Missouri’s New Redistricting Rules Are Unique In The U.S., And Not Immune From Changing
Missouri’s comprehensive revamp of ethics laws goes into effect this week, as does a new redistricting process that is unique among all U.S. states.
Despite passing with 62 percent of the vote in November, Amendment 1 (or Clean Missouri) still rankles opponents, who are pushing to bring the topic back to the ballot box.
The push underscores the stakes for the future of both parties in Missouri ahead of the 2022 elections, when the new maps take effect. An analysis by the Associated Press found the new redistricting process would put more Democrats in the General Assembly.
“I think most voters think they voted for ethics reform,” said Eddie Greim, a Kansas City attorney who challenged Amendment 1 in court earlier this year. “I don't think most voters believe that they put into place this Frankenstein monster of a redistricting law.”
Greim, who works at the firm Graves Garrett with ex-state GOP chairman Todd Graves, is the treasurer of the recently launched Republican-backed campaign committee called Fair Missouri.
“Some very simple fixes can be made and are necessary for this redistricting reform to work., said Greim, who didn’t rule out another court challenge since the election results are officially certified.
A new formula
Amendment 1 moves the task of drawing the state’s legislative maps from a bipartisan commission to a state demographer appointed by the auditor, though the commission still gets the final say on the maps. (When it comes to congressional maps, nothing has changed. It’ll still be done by a committee of state lawmakers.)
With the new law, competitiveness and partisan fairness are primary criteria in drawing state legislative districts, just behind equal population and protections under the Voting Rights Act. And that’s unprecedented.
“Missouri is the only one (state) that I know of that requires a very precise definition of partisan fairness,” said Eric McGhee, a research fellow at the nonpartisan Public Policy Institute of California.
McGhee came up with that formula, known as the efficiency gap, but he was not involved in the drafting of the amendment.
To put it simply: A candidate needs only one more vote than their closest opponent to win. The gap is the amount of votes in excess of that victory. In states where politicians draw the maps, McGhee said, they try to use wasted votes as a weapon against the opposite party.
The efficiency gap, he said, “sums up those wasted votes and makes sure that both parties have roughly equal numbers of them, so that there isn't that discrepancy and so that each party is translating its votes into wins at about the rate as the other party is.”

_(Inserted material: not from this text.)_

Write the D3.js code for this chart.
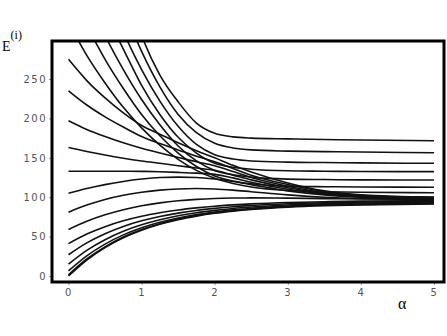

Ahead of the vote, supporters said the new redistricting process would help the makeup of the Missouri General Assembly better reflect the state’s voting patterns.
An Associated Press analysis found that while Republicans received 57 percent of the vote in state House races this year, they ended up with 74 percent of the seats. And while fewer candidates ran unopposed this year, but not many races were competitive at the polls, according to University of Central Missouri political science professor Robynn Kuhlmann.
“Given the fairly close proximity of the Republicans and Democrats, in terms of numbers in the state, we may see more and more competitive elections in some changes in terms of partisanship in the state House,” Kuhlmann said.
But the efficiency gap draws the ire of people like Greim, who argue the new process diminishes the longstanding requirement of compact and contiguous districts.
“This amendment creates this really complicated formula and the problem with the formula is that you've got to get as close to zero as possible,” Greim said. “You cannot draw a map that complies with our new formula keeping compact contiguous districts.”
That’s because voters in the Democratic urban cores of Kansas City and St. Louis would likely have to be lumped in with voters from Republican-leaning and rural areas to make the numbers work. For that reason, Democrats like Rep. Lacy Clay of St. Louis and state Sen. Kiki Curls of Kansas City joined many Republicans in opposing Amendment 1, arguing it may dilute the voting power of minorities.
But those who backed the amendment said they made sure to take that into account, and pointed to support from civil rights groups like the NAACP.
“As the language was being drafted, we went to talk to experts like the Brennan Center for Justice, and said, ‘OK, what is the best language from around the country that protects the voting power of communities of color,’” Clean Missouri campaign manager Sean Soendker Nicholson said. “We have made sure those protections for voters of color come first before anything else.”
McGhee said the goals of fairer maps and equal protection are not mutually exclusive.
“(T)here are so many different ways of drawing districts that often it is possible to pursue both goals at the same time,” he said.